Exercise directions: Leave out the pictures and return every entry exactly as it appears.

-- Begin Records to process --

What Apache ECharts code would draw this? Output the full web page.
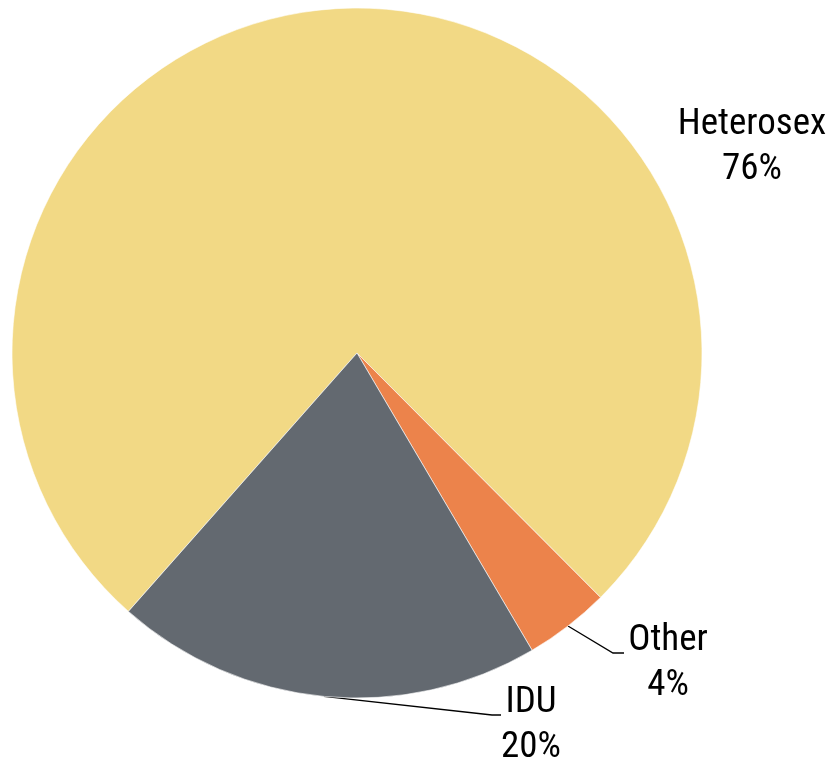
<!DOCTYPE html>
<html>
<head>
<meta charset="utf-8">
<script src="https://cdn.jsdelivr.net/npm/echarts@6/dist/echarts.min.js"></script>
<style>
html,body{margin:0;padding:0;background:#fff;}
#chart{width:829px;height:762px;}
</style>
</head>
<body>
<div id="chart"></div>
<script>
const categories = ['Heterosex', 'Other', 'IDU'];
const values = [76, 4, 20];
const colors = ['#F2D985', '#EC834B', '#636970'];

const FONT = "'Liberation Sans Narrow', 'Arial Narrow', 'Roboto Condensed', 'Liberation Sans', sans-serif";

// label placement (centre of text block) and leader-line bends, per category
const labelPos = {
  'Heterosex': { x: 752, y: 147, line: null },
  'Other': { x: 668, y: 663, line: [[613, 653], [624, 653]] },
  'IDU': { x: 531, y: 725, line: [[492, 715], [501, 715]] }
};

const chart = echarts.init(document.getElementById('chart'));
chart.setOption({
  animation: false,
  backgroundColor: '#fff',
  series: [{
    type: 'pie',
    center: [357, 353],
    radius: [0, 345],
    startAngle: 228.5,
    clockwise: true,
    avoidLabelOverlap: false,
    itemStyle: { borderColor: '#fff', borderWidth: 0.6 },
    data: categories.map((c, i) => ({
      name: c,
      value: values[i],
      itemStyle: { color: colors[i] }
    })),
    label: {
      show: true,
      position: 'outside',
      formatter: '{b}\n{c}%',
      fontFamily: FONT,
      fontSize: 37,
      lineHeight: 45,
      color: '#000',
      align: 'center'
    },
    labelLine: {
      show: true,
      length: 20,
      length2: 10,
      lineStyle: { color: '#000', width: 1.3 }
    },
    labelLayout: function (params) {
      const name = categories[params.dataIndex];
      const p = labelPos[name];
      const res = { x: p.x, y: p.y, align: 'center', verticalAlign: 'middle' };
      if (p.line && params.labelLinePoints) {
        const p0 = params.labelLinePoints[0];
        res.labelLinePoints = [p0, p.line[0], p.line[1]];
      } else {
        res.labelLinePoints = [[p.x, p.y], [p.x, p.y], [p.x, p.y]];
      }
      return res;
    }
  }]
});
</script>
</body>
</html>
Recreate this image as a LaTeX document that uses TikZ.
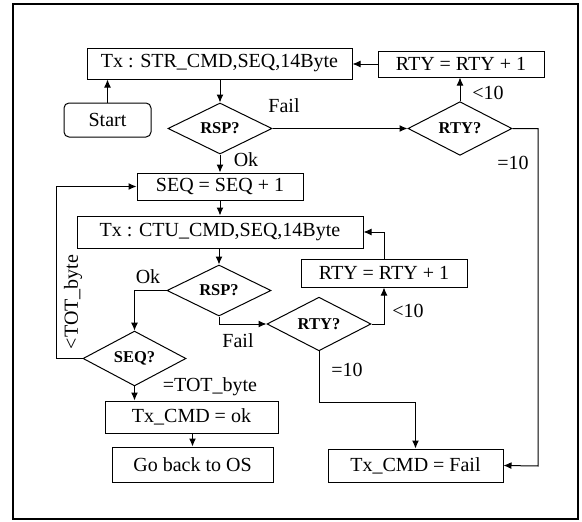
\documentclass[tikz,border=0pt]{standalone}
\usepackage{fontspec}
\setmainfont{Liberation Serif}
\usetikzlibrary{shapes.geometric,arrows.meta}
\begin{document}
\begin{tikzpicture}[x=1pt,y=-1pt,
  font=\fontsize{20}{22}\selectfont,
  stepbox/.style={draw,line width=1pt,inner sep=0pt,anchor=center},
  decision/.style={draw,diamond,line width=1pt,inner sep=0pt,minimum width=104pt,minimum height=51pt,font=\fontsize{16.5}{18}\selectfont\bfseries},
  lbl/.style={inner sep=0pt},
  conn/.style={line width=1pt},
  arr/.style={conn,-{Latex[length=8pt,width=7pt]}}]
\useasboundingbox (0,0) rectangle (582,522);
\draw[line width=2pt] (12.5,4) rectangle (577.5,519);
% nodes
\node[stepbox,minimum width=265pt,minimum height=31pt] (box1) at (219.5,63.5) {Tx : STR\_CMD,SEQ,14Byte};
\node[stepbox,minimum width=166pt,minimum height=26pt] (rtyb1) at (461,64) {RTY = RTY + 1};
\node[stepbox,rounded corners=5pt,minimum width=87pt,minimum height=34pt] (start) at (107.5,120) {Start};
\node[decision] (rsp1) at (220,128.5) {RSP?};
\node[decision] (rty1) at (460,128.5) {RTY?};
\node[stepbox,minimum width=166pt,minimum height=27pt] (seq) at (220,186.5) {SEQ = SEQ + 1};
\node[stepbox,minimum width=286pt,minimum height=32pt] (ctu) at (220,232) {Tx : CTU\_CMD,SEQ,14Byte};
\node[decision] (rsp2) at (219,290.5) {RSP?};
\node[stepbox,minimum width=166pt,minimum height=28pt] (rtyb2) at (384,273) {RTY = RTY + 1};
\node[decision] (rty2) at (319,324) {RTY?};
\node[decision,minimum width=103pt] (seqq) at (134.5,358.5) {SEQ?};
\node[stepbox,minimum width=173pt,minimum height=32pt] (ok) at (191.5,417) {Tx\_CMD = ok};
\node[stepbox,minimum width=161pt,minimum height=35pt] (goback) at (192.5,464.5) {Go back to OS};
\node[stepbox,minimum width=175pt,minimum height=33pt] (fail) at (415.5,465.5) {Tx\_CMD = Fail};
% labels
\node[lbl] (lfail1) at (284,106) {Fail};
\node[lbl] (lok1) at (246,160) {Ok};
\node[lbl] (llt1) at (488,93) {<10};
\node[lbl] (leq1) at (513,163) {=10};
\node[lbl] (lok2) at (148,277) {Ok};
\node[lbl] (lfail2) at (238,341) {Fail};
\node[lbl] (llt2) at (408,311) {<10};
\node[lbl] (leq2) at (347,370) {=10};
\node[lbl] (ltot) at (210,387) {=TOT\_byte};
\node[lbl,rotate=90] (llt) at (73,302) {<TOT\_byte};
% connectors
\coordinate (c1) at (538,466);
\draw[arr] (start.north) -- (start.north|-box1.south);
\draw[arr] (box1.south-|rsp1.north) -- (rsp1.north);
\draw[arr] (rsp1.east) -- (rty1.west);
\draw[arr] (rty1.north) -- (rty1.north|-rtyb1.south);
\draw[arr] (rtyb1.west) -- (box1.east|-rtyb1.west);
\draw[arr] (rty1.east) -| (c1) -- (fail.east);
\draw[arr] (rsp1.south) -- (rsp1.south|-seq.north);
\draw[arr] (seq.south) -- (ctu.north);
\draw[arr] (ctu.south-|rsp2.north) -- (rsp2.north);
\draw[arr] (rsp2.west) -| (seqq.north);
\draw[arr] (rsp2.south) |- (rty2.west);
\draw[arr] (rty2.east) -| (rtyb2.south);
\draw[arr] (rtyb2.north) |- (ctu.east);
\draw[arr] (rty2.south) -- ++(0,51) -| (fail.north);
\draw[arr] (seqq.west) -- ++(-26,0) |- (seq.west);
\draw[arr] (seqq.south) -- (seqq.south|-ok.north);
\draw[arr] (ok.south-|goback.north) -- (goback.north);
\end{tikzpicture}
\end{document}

-- End Records to process --

Result below:
What Apache ECharts code would draw this? Output the full web page.
<!DOCTYPE html>
<html>
<head>
<meta charset="utf-8">
<script src="https://cdn.jsdelivr.net/npm/echarts@6/dist/echarts.min.js"></script>
<style>
html,body{margin:0;padding:0;background:#fff;}
#chart{width:829px;height:762px;}
</style>
</head>
<body>
<div id="chart"></div>
<script>
const categories = ['Heterosex', 'Other', 'IDU'];
const values = [76, 4, 20];
const colors = ['#F2D985', '#EC834B', '#636970'];

const FONT = "'Liberation Sans Narrow', 'Arial Narrow', 'Roboto Condensed', 'Liberation Sans', sans-serif";

// label placement (centre of text block) and leader-line bends, per category
const labelPos = {
  'Heterosex': { x: 752, y: 147, line: null },
  'Other': { x: 668, y: 663, line: [[613, 653], [624, 653]] },
  'IDU': { x: 531, y: 725, line: [[492, 715], [501, 715]] }
};

const chart = echarts.init(document.getElementById('chart'));
chart.setOption({
  animation: false,
  backgroundColor: '#fff',
  series: [{
    type: 'pie',
    center: [357, 353],
    radius: [0, 345],
    startAngle: 228.5,
    clockwise: true,
    avoidLabelOverlap: false,
    itemStyle: { borderColor: '#fff', borderWidth: 0.6 },
    data: categories.map((c, i) => ({
      name: c,
      value: values[i],
      itemStyle: { color: colors[i] }
    })),
    label: {
      show: true,
      position: 'outside',
      formatter: '{b}\n{c}%',
      fontFamily: FONT,
      fontSize: 37,
      lineHeight: 45,
      color: '#000',
      align: 'center'
    },
    labelLine: {
      show: true,
      length: 20,
      length2: 10,
      lineStyle: { color: '#000', width: 1.3 }
    },
    labelLayout: function (params) {
      const name = categories[params.dataIndex];
      const p = labelPos[name];
      const res = { x: p.x, y: p.y, align: 'center', verticalAlign: 'middle' };
      if (p.line && params.labelLinePoints) {
        const p0 = params.labelLinePoints[0];
        res.labelLinePoints = [p0, p.line[0], p.line[1]];
      } else {
        res.labelLinePoints = [[p.x, p.y], [p.x, p.y], [p.x, p.y]];
      }
      return res;
    }
  }]
});
</script>
</body>
</html>
Recreate this image as a LaTeX document that uses TikZ.
\documentclass[tikz,border=0pt]{standalone}
\usepackage{fontspec}
\setmainfont{Liberation Serif}
\usetikzlibrary{shapes.geometric,arrows.meta}
\begin{document}
\begin{tikzpicture}[x=1pt,y=-1pt,
  font=\fontsize{20}{22}\selectfont,
  stepbox/.style={draw,line width=1pt,inner sep=0pt,anchor=center},
  decision/.style={draw,diamond,line width=1pt,inner sep=0pt,minimum width=104pt,minimum height=51pt,font=\fontsize{16.5}{18}\selectfont\bfseries},
  lbl/.style={inner sep=0pt},
  conn/.style={line width=1pt},
  arr/.style={conn,-{Latex[length=8pt,width=7pt]}}]
\useasboundingbox (0,0) rectangle (582,522);
\draw[line width=2pt] (12.5,4) rectangle (577.5,519);
% nodes
\node[stepbox,minimum width=265pt,minimum height=31pt] (box1) at (219.5,63.5) {Tx : STR\_CMD,SEQ,14Byte};
\node[stepbox,minimum width=166pt,minimum height=26pt] (rtyb1) at (461,64) {RTY = RTY + 1};
\node[stepbox,rounded corners=5pt,minimum width=87pt,minimum height=34pt] (start) at (107.5,120) {Start};
\node[decision] (rsp1) at (220,128.5) {RSP?};
\node[decision] (rty1) at (460,128.5) {RTY?};
\node[stepbox,minimum width=166pt,minimum height=27pt] (seq) at (220,186.5) {SEQ = SEQ + 1};
\node[stepbox,minimum width=286pt,minimum height=32pt] (ctu) at (220,232) {Tx : CTU\_CMD,SEQ,14Byte};
\node[decision] (rsp2) at (219,290.5) {RSP?};
\node[stepbox,minimum width=166pt,minimum height=28pt] (rtyb2) at (384,273) {RTY = RTY + 1};
\node[decision] (rty2) at (319,324) {RTY?};
\node[decision,minimum width=103pt] (seqq) at (134.5,358.5) {SEQ?};
\node[stepbox,minimum width=173pt,minimum height=32pt] (ok) at (191.5,417) {Tx\_CMD = ok};
\node[stepbox,minimum width=161pt,minimum height=35pt] (goback) at (192.5,464.5) {Go back to OS};
\node[stepbox,minimum width=175pt,minimum height=33pt] (fail) at (415.5,465.5) {Tx\_CMD = Fail};
% labels
\node[lbl] (lfail1) at (284,106) {Fail};
\node[lbl] (lok1) at (246,160) {Ok};
\node[lbl] (llt1) at (488,93) {<10};
\node[lbl] (leq1) at (513,163) {=10};
\node[lbl] (lok2) at (148,277) {Ok};
\node[lbl] (lfail2) at (238,341) {Fail};
\node[lbl] (llt2) at (408,311) {<10};
\node[lbl] (leq2) at (347,370) {=10};
\node[lbl] (ltot) at (210,387) {=TOT\_byte};
\node[lbl,rotate=90] (llt) at (73,302) {<TOT\_byte};
% connectors
\coordinate (c1) at (538,466);
\draw[arr] (start.north) -- (start.north|-box1.south);
\draw[arr] (box1.south-|rsp1.north) -- (rsp1.north);
\draw[arr] (rsp1.east) -- (rty1.west);
\draw[arr] (rty1.north) -- (rty1.north|-rtyb1.south);
\draw[arr] (rtyb1.west) -- (box1.east|-rtyb1.west);
\draw[arr] (rty1.east) -| (c1) -- (fail.east);
\draw[arr] (rsp1.south) -- (rsp1.south|-seq.north);
\draw[arr] (seq.south) -- (ctu.north);
\draw[arr] (ctu.south-|rsp2.north) -- (rsp2.north);
\draw[arr] (rsp2.west) -| (seqq.north);
\draw[arr] (rsp2.south) |- (rty2.west);
\draw[arr] (rty2.east) -| (rtyb2.south);
\draw[arr] (rtyb2.north) |- (ctu.east);
\draw[arr] (rty2.south) -- ++(0,51) -| (fail.north);
\draw[arr] (seqq.west) -- ++(-26,0) |- (seq.west);
\draw[arr] (seqq.south) -- (seqq.south|-ok.north);
\draw[arr] (ok.south-|goback.north) -- (goback.north);
\end{tikzpicture}
\end{document}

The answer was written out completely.